[Exercise task] Give every line again exactly as it appears, please, but not the pictures.

[Source excerpt]
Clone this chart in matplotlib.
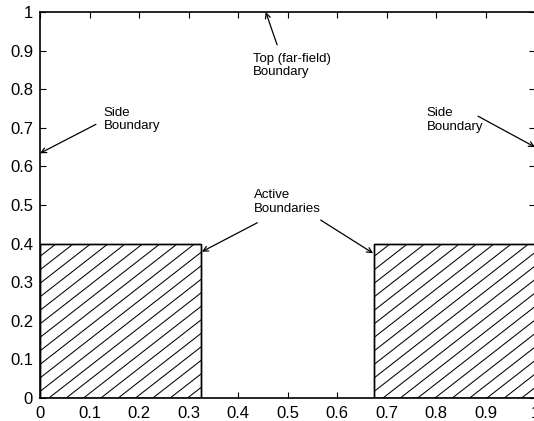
import matplotlib
matplotlib.use('Agg')
import matplotlib.pyplot as plt
import numpy as np
from matplotlib.patches import Rectangle

plt.rcParams['font.family'] = ['Liberation Sans', 'DejaVu Sans']

# active regions along the bottom boundary
block_left = [0.0, 0.675]
block_right = [0.325, 1.0]
block_height = 0.4

xticks = np.round(np.arange(0, 1.01, 0.1), 1)
yticks = np.round(np.arange(0, 1.01, 0.1), 1)
xtick_labels = ['0', '0.1', '0.2', '0.3', '0.4', '0.5', '0.6', '0.7', '0.8', '0.9', '1']
ytick_labels = ['0', '0.1', '0.2', '0.3', '0.4', '0.5', '0.6', '0.7', '0.8', '0.9', '1']

hatch_step = 0.035   # spacing of the 45 degree hatch lines (data units)
hatch_phase = 0.033


def hatch_block(ax, x0, x1, h):
    '''outlined rectangle filled with diagonal lines clipped to it'''
    rect = Rectangle((x0, 0), x1 - x0, h, facecolor='white',
                     edgecolor='black', linewidth=1.0, zorder=2)
    ax.add_patch(rect)
    # lines y = h + (x - xs), xs is where the line meets the top edge
    xs_all = np.arange(x0 + hatch_phase, x1 + h + hatch_step, hatch_step)
    for xs in xs_all:
        xx = np.array([x0, x1])
        yy = h + (xx - xs)
        ln, = ax.plot(xx, yy, color='black', linewidth=0.75, zorder=3)
        ln.set_clip_path(rect)
    # redraw outline over the hatching
    ax.add_patch(Rectangle((x0, 0), x1 - x0, h, facecolor='none',
                           edgecolor='black', linewidth=1.0, zorder=4))


fig = plt.figure(figsize=(5.34, 4.21), dpi=100)
ax = fig.add_axes([40/534, 23/421, 495/534, 386/421])

for x0, x1 in zip(block_left, block_right):
    hatch_block(ax, x0, x1, block_height)

ax.set_xlim(0, 1)
ax.set_ylim(0, 1)
ax.set_xticks(xticks)
ax.set_xticklabels(xtick_labels)
ax.set_yticks(yticks)
ax.set_yticklabels(ytick_labels)
ax.tick_params(direction='in', top=True, right=True, length=4, width=0.8,
               labelsize=12)
ax.tick_params(axis='x', pad=6)
ax.tick_params(axis='y', pad=5)
for sp in ax.spines.values():
    sp.set_linewidth(1.2)

arrow = dict(arrowstyle='->', color='black', linewidth=0.9,
             shrinkA=0, shrinkB=0, mutation_scale=9)
fs = 9.5

# side boundaries
ax.text(0.129, 0.755, 'Side\nBoundary', fontsize=fs, va='top', ha='left')
ax.annotate('', xy=(0.0, 0.634), xytext=(0.113, 0.709), arrowprops=arrow)
ax.text(0.781, 0.753, 'Side\nBoundary', fontsize=fs, va='top', ha='left')
ax.annotate('', xy=(1.0, 0.65), xytext=(0.885, 0.730), arrowprops=arrow,
            annotation_clip=False)

# top boundary
ax.text(0.431, 0.895, 'Top (far-field)\nBoundary', fontsize=fs, va='top', ha='left')
ax.annotate('', xy=(0.456, 1.0), xytext=(0.479, 0.915), arrowprops=arrow,
            annotation_clip=False)

# active boundaries
ax.text(0.433, 0.541, 'Active\nBoundaries', fontsize=fs, va='top', ha='left')
ax.annotate('', xy=(block_right[0] + 0.002, 0.379), xytext=(0.439, 0.454),
            arrowprops=arrow)
ax.annotate('', xy=(block_left[1] - 0.002, 0.375), xytext=(0.567, 0.461),
            arrowprops=arrow)

fig.savefig('out.png', dpi=100)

[Answer to this task]
Clone this chart in matplotlib.
import matplotlib
matplotlib.use('Agg')
import matplotlib.pyplot as plt
import numpy as np
from matplotlib.patches import Rectangle

plt.rcParams['font.family'] = ['Liberation Sans', 'DejaVu Sans']

# active regions along the bottom boundary
block_left = [0.0, 0.675]
block_right = [0.325, 1.0]
block_height = 0.4

xticks = np.round(np.arange(0, 1.01, 0.1), 1)
yticks = np.round(np.arange(0, 1.01, 0.1), 1)
xtick_labels = ['0', '0.1', '0.2', '0.3', '0.4', '0.5', '0.6', '0.7', '0.8', '0.9', '1']
ytick_labels = ['0', '0.1', '0.2', '0.3', '0.4', '0.5', '0.6', '0.7', '0.8', '0.9', '1']

hatch_step = 0.035   # spacing of the 45 degree hatch lines (data units)
hatch_phase = 0.033


def hatch_block(ax, x0, x1, h):
    '''outlined rectangle filled with diagonal lines clipped to it'''
    rect = Rectangle((x0, 0), x1 - x0, h, facecolor='white',
                     edgecolor='black', linewidth=1.0, zorder=2)
    ax.add_patch(rect)
    # lines y = h + (x - xs), xs is where the line meets the top edge
    xs_all = np.arange(x0 + hatch_phase, x1 + h + hatch_step, hatch_step)
    for xs in xs_all:
        xx = np.array([x0, x1])
        yy = h + (xx - xs)
        ln, = ax.plot(xx, yy, color='black', linewidth=0.75, zorder=3)
        ln.set_clip_path(rect)
    # redraw outline over the hatching
    ax.add_patch(Rectangle((x0, 0), x1 - x0, h, facecolor='none',
                           edgecolor='black', linewidth=1.0, zorder=4))


fig = plt.figure(figsize=(5.34, 4.21), dpi=100)
ax = fig.add_axes([40/534, 23/421, 495/534, 386/421])

for x0, x1 in zip(block_left, block_right):
    hatch_block(ax, x0, x1, block_height)

ax.set_xlim(0, 1)
ax.set_ylim(0, 1)
ax.set_xticks(xticks)
ax.set_xticklabels(xtick_labels)
ax.set_yticks(yticks)
ax.set_yticklabels(ytick_labels)
ax.tick_params(direction='in', top=True, right=True, length=4, width=0.8,
               labelsize=12)
ax.tick_params(axis='x', pad=6)
ax.tick_params(axis='y', pad=5)
for sp in ax.spines.values():
    sp.set_linewidth(1.2)

arrow = dict(arrowstyle='->', color='black', linewidth=0.9,
             shrinkA=0, shrinkB=0, mutation_scale=9)
fs = 9.5

# side boundaries
ax.text(0.129, 0.755, 'Side\nBoundary', fontsize=fs, va='top', ha='left')
ax.annotate('', xy=(0.0, 0.634), xytext=(0.113, 0.709), arrowprops=arrow)
ax.text(0.781, 0.753, 'Side\nBoundary', fontsize=fs, va='top', ha='left')
ax.annotate('', xy=(1.0, 0.65), xytext=(0.885, 0.730), arrowprops=arrow,
            annotation_clip=False)

# top boundary
ax.text(0.431, 0.895, 'Top (far-field)\nBoundary', fontsize=fs, va='top', ha='left')
ax.annotate('', xy=(0.456, 1.0), xytext=(0.479, 0.915), arrowprops=arrow,
            annotation_clip=False)

# active boundaries
ax.text(0.433, 0.541, 'Active\nBoundaries', fontsize=fs, va='top', ha='left')
ax.annotate('', xy=(block_right[0] + 0.002, 0.379), xytext=(0.439, 0.454),
            arrowprops=arrow)
ax.annotate('', xy=(block_left[1] - 0.002, 0.375), xytext=(0.567, 0.461),
            arrowprops=arrow)

fig.savefig('out.png', dpi=100)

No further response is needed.